C’est que toute la singularité de la pièce tient à l’essence même du projet : le travail avec les détenus. « La plupart d’entre eux ne sont jamais entrés dans une salle de spectacle, ils apportent une fraîcheur comme un certain rapport à la honte. » Lors des premières répétitions, Luca Giacomoni se souvient lorsque il fallait qu’un personnage se mette à genoux, de leur refus de jouer la scène.

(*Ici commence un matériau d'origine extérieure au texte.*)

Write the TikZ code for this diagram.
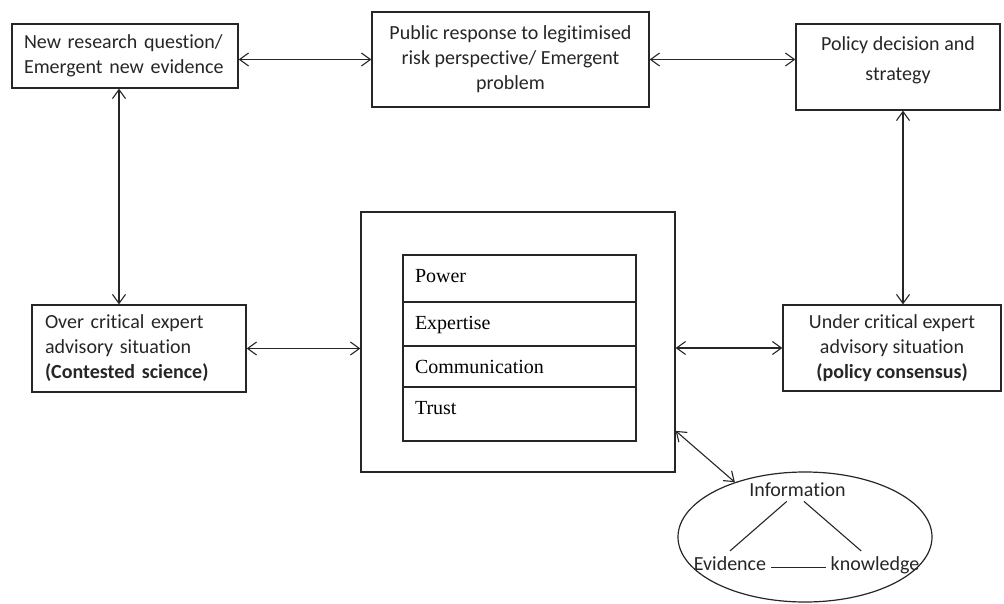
\documentclass[tikz,border=0pt]{standalone}
\usepackage{fontspec}
\setmainfont{Carlito}[Ligatures=NoCommon]
\newfontfamily\timesfont{Liberation Serif}
\usetikzlibrary{arrows.meta, positioning, calc, shapes.geometric}

\newcommand{\boxfont}{\fontsize{20}{25}\selectfont}

\begin{document}
\begin{tikzpicture}[
          x=1pt, y=-1pt,
          box/.style={rectangle, draw=black!85, line width=1.3pt, inner xsep=10pt, inner ysep=0pt, font=\boxfont, text=black!85},
          cell/.style={rectangle, draw=black!85, line width=1.3pt, outer sep=0pt, text width=209pt, inner xsep=12pt, inner ysep=0pt, text height=27pt, align=left, font=\timesfont\boxfont},
          word/.style={inner sep=5pt, font=\boxfont, text=black!85, anchor=base},
          arrow/.style={{Straight Barb[length=9pt,width=13pt]}-{Straight Barb[length=9pt,width=13pt]}, line width=1.1pt, draw=black!85},
          link/.style={line width=1.1pt, draw=black!85},
          node distance=0pt
      ]
      \useasboundingbox (0,0) rectangle (1004,604);

      % Top row
      \node[box, minimum height=64pt, text width=202pt, inner xsep=12pt, align=left] (question) at (125,56) {New research question/\\Emergent new evidence};
      \node[box, minimum height=95pt, minimum width=277pt, align=center] (public) at (510.5,59.5) {Public response to legitimised\\risk perspective/ Emergent\\problem};
      \node[box, inner ysep=10pt] (policy) at (898,67) {\parbox[c][66pt][t]{184pt}{\vspace*{3pt}\centering\fontsize{20}{30}\selectfont Policy decision and\\strategy}};

      % Middle row
      \node[box, minimum height=87pt, text width=188pt, inner xsep=13pt, align=left] (over) at (139,348.5) {Over critical expert\\advisory situation\\\textbf{(Contested science)}};
      \node[box, minimum height=86pt, minimum width=218pt, align=center] (under) at (892,348) {Under critical expert\\advisory situation\\\textbf{(policy consensus)}};
      \node[box, minimum width=314pt, minimum height=260pt, inner sep=0pt] (frame) at (518,342) {};

      % Factors
      \node[cell, text depth=20pt, anchor=north west] (power) at (403,255) {Power};
      \node[cell, text depth=17pt, below=of power] (expertise) {Expertise};
      \node[cell, text depth=14pt, below=of expertise] (communication) {Communication};
      \node[cell, text depth=27pt, below=of communication] (trust) {Trust};

      % Information
      \node[ellipse, draw=black!85, line width=1.2pt, minimum width=254pt, minimum height=130pt, inner sep=0pt] (cloud) at (805,537) {};
      \node[word] (information) at (797.5,496) {Information};
      \node[word] (evidence) at (730,570) {Evidence};
      \node[word] (knowledge) at (875,570) {knowledge};

      % Arrows between boxes
      \coordinate (qfoot) at ($(question.south)+(-6,0)$);
      \coordinate (pfoot) at ($(policy.south)+(5,0)$);
      \coordinate (fside) at ($(frame.north east)!0.84!(frame.south east)$);
      \draw[arrow] (public.west -| question.east) -- (public.west);
      \draw[arrow] (public.east) -- (public.east -| policy.west);
      \draw[arrow] (qfoot) -- (qfoot |- over.north);
      \draw[arrow] (pfoot) -- (pfoot |- under.north);
      \draw[arrow] (over.east) -- (over.east -| frame.west);
      \draw[arrow] (under.west -| frame.east) -- (under.west);
      \draw[arrow] (fside) -- (cloud.142);

      % Links inside the ellipse
      \draw[link] ($(information.south west)!0.4!(information.south east)$) -- (evidence.north);
      \draw[link] ($(information.south west)!0.56!(information.south east)$) -- ($(knowledge.north west)!0.36!(knowledge.north east)$);
      \draw[link] (evidence.mid east) -- (evidence.mid east -| knowledge.west);

      \end{tikzpicture}
\end{document}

Vision de la masculinité, sentiment qu’un homme à terre est indigne… il fallait qu’ils voient des professionnels le faire pour vaincre leur réticence et, par le jeu, peut-être apprendre qu’un vaincu n’en est pas moins homme ; que, par-delà le stigmate de l’opprobre, l’humilié porte en lui l’image d’un infini infiniment digne… Inversement, les comédiens rompus aux techniques de la scène ont pu au contact des amateurs se défaire d’une grammaire parfois oublieuse de la spontanéité du jeu et ainsi recouvrer ce qui est vivant dans le spectacle dit vivant.
« Cette rencontre entre ces deux mondes, entre les non-professionnels, les détenus, et les comédiens professionnels, une chanteuse, les musiciens, est ce pour quoi je fais du théâtre. Quand il crée cet espace, ce pont entre deux univers très éloignés l’un de l’autre, le théâtre incarne réellement ce que faire société veut dire. »
Cela étant, l’exigence formelle est primordiale chez le metteur en scène de cette Iliade vibrante de vérité et Luca Giacomoni se défend de faire du « théâtre social ». Pour lui, le théâtre est avant tout écriture, et partant poésie. La poésie n’a nul besoin d’être engagée.
Qu’elle existe, qu’elle ait droit de cité, est en soi politique.
(1) Iliade, d’après Homère et Alessandro Barrico, au Théâtre Paris-Villette, 2016
(2) Homère, Iliade, d’Alessandro Barrico (éd. Albin Michel, 2006), texte initialement écrit pour la lecture, a été à son tour adapté aux besoins de la scène avec des ajouts extraits de l’original grec traduit par Pierre Judet de la Combe.